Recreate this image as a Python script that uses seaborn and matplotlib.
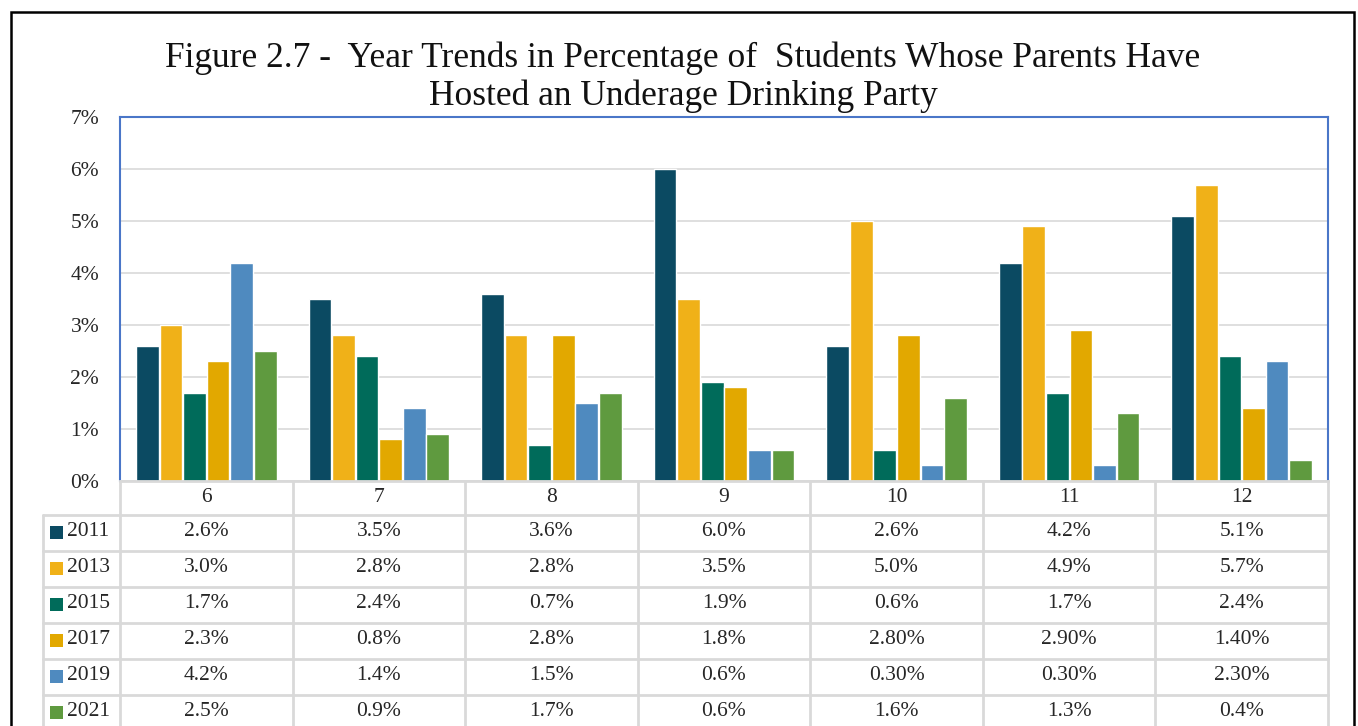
import matplotlib
matplotlib.use("Agg")
import matplotlib.pyplot as plt
import matplotlib.transforms as mtransforms
from matplotlib.patches import Rectangle
import pandas as pd
import seaborn as sns

# data
grades = ["6", "7", "8", "9", "10", "11", "12"]
years = ["2011", "2013", "2015", "2017", "2019", "2021"]
pct_2011 = [2.6, 3.5, 3.6, 6.0, 2.6, 4.2, 5.1]
pct_2013 = [3.0, 2.8, 2.8, 3.5, 5.0, 4.9, 5.7]
pct_2015 = [1.7, 2.4, 0.7, 1.9, 0.6, 1.7, 2.4]
pct_2017 = [2.3, 0.8, 2.8, 1.8, 2.8, 2.9, 1.4]
pct_2019 = [4.2, 1.4, 1.5, 0.6, 0.3, 0.3, 2.3]
pct_2021 = [2.5, 0.9, 1.7, 0.6, 1.6, 1.3, 0.4]
# cells that the source table prints with two decimals
two_decimals = {"2017": ["10", "11", "12"], "2019": ["10", "11", "12"]}

colors = ["#0b4a62", "#f0b118", "#006b5a", "#e2a800", "#4f8abf", "#5f9a3f"]

series = [pct_2011, pct_2013, pct_2015, pct_2017, pct_2019, pct_2021]
rows = []
for yr, vals in zip(years, series):
    for g, v in zip(grades, vals):
        rows.append({"grade": g, "year": yr, "pct": v})
df = pd.DataFrame(rows)

sns.set_style("white")
plt.rcParams["font.family"] = ["Liberation Serif", "DejaVu Serif"]

W, H = 1358, 726
TXT = 15.5
fig = plt.figure(figsize=(W / 100, H / 100), dpi=100)


def fx(x):
    return x / W


def fy(y):
    return 1 - y / H


ax = fig.add_axes([fx(120), fy(481), fx(1328) - fx(120), fy(117) - fy(481)])

sns.barplot(data=df, x="grade", y="pct", hue="year", order=grades, hue_order=years,
            palette=colors, width=0.82, gap=0.04, saturation=1, legend=False, ax=ax)

ax.set_ylim(0, 7)
ax.set_xlim(-0.5, len(grades) - 0.5)
ax.set_yticks(range(0, 8))
ax.set_yticklabels([f"{t}%" for t in range(0, 8)], fontsize=TXT, color="#262626")
ax.tick_params(axis="y", length=0, pad=15)
ax.set_xticks([])
ax.set_xlabel("")
ax.set_ylabel("")
ax.grid(axis="y", color="#d9d9d9", linewidth=1.2)
ax.set_axisbelow(True)
for side in ["left", "top", "right"]:
    ax.spines[side].set_color("#4a76c8")
    ax.spines[side].set_linewidth(1.5)
ax.spines["bottom"].set_color("#d9d9d9")
ax.spines["bottom"].set_linewidth(2)

fig.text(fx(683), fy(77), "Figure 2.7 -  Year Trends in Percentage of  Students Whose Parents Have\n"
         "Hosted an Underage Drinking Party",
         ha="center", va="center", fontsize=25.5, linespacing=1.18, color="#111111")

# data table under the plot area
trans = mtransforms.blended_transform_factory(ax.transData, fig.transFigure)
line_c = "#d9d9d9"
row_tops = [515 + 36 * i for i in range(len(years) + 1)]
for y in row_tops:
    fig.add_artist(plt.Line2D([fx(43), fx(1328)], [fy(y), fy(y)], color=line_c, lw=2,
                              transform=fig.transFigure))
fig.add_artist(plt.Line2D([fx(43), fx(43)], [fy(515), fy(740)], color=line_c, lw=2,
                          transform=fig.transFigure))
for i in range(len(grades) + 1):
    xb = i - 0.5
    fig.add_artist(plt.Line2D([xb, xb], [fy(481), fy(740)], color=line_c, lw=2,
                              transform=trans, clip_on=False))

for i, g in enumerate(grades):
    fig.text(i, fy(497), g, transform=trans, ha="center", va="center", fontsize=TXT, color="#262626")

for r, (yr, vals, c) in enumerate(zip(years, series, colors)):
    yc = 532 + 36 * r
    fig.add_artist(Rectangle((fx(50), fy(yc + 6.5)), fx(13), 13 / H, facecolor=c,
                             edgecolor="none", transform=fig.transFigure))
    fig.text(fx(67), fy(yc), yr, ha="left", va="center", fontsize=TXT, color="#262626")
    for i, (g, v) in enumerate(zip(grades, vals)):
        nd = 2 if g in two_decimals.get(yr, []) else 1
        fig.text(i, fy(yc), f"{v:.{nd}f}%", transform=trans, ha="center", va="center",
                 fontsize=TXT, color="#262626")

# outer frame of the exhibit
fig.add_artist(Rectangle((fx(11), fy(760)), fx(1354) - fx(11), (760 - 12) / H, facecolor="none",
                         edgecolor="black", lw=1.8, transform=fig.transFigure, clip_on=False))

fig.savefig("out.png", dpi=100)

**EXERCISE GOAL:** Repeat exactly and only the lines from the start of the data above through the line that holds "import seaborn as sns", inclusive. Pictures do not belong in the copy.

**EXPECTED OUTPUT:**
Recreate this image as a Python script that uses seaborn and matplotlib.
import matplotlib
matplotlib.use("Agg")
import matplotlib.pyplot as plt
import matplotlib.transforms as mtransforms
from matplotlib.patches import Rectangle
import pandas as pd
import seaborn as sns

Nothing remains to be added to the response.